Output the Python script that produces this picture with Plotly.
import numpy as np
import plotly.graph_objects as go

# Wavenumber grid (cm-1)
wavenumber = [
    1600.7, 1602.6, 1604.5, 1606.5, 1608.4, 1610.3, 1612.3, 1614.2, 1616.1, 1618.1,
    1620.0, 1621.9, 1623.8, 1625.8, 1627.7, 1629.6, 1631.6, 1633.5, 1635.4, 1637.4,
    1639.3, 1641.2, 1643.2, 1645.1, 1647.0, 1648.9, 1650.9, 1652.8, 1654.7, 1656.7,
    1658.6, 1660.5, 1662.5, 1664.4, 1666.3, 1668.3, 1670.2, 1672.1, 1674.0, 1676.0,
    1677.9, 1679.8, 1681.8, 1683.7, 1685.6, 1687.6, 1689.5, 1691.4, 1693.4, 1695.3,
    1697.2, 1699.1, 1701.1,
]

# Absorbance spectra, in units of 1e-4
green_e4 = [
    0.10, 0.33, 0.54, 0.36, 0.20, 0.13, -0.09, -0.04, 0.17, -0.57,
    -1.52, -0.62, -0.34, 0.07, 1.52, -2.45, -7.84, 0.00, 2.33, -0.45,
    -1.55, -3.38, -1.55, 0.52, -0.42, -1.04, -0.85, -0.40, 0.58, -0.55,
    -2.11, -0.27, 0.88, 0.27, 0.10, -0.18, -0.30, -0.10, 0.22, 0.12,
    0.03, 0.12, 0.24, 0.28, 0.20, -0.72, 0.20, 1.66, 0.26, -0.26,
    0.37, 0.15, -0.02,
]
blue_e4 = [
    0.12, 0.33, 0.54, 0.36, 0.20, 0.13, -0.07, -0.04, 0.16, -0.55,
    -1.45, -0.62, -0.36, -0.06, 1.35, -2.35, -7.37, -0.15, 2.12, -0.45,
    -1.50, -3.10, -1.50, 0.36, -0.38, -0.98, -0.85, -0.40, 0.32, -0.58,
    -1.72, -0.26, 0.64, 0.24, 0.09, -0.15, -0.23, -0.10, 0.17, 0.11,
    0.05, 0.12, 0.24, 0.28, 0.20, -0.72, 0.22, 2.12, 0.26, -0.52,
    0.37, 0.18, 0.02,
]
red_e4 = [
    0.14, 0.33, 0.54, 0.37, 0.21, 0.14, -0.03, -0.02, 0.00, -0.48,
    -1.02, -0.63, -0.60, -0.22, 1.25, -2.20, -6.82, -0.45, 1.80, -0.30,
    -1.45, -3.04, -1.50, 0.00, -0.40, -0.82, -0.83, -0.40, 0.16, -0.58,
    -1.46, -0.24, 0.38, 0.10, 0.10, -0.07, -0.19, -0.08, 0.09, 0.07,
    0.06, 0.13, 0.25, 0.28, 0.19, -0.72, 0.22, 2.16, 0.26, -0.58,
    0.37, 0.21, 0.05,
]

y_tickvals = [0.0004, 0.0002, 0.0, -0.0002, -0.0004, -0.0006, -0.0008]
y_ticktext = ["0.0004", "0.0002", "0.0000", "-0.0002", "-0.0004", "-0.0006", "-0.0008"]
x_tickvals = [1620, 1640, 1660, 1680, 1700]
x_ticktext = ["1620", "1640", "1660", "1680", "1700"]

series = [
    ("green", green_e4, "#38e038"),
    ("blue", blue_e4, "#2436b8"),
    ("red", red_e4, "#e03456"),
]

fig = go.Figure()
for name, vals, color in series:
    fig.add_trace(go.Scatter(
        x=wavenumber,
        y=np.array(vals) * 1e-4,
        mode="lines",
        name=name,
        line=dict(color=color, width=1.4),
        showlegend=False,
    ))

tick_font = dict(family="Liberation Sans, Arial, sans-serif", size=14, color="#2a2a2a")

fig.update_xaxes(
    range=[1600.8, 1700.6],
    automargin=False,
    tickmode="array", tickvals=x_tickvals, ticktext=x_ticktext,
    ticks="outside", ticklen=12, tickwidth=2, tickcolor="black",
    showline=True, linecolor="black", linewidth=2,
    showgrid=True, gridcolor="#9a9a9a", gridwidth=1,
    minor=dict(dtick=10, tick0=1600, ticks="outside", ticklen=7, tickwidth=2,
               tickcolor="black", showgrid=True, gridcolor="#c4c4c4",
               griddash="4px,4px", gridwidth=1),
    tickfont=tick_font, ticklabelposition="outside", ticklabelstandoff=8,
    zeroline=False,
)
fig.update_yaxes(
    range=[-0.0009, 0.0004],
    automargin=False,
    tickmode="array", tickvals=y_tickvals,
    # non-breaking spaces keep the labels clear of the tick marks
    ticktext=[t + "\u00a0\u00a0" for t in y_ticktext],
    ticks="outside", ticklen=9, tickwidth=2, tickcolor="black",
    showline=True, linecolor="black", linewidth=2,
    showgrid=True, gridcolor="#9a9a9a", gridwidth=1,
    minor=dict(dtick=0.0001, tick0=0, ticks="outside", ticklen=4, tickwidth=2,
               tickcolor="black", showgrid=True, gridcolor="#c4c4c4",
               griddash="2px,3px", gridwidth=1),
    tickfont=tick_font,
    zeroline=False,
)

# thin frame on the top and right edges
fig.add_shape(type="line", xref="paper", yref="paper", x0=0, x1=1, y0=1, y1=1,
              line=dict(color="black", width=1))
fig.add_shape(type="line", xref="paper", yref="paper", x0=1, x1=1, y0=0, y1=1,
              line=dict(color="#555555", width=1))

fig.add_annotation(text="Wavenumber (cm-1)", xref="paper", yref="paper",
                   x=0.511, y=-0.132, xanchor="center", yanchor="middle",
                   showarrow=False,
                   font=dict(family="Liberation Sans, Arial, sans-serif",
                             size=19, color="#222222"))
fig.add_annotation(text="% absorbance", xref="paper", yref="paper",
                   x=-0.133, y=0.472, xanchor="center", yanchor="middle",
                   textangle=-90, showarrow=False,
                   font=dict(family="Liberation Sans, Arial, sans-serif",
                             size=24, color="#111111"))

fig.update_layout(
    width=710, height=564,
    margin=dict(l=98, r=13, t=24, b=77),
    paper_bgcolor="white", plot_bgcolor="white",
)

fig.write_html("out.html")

┄┄┄┄┄┄┄┄┄┄┄┄┄┄┄┄┄┄┄┄

Exactly as they appear, please write out the lines from the opening of the listing above down to the line containing "import plotly.graph_objects as go", with both end lines included.

Solution to this task:
Output the Python script that produces this picture with Plotly.
import numpy as np
import plotly.graph_objects as go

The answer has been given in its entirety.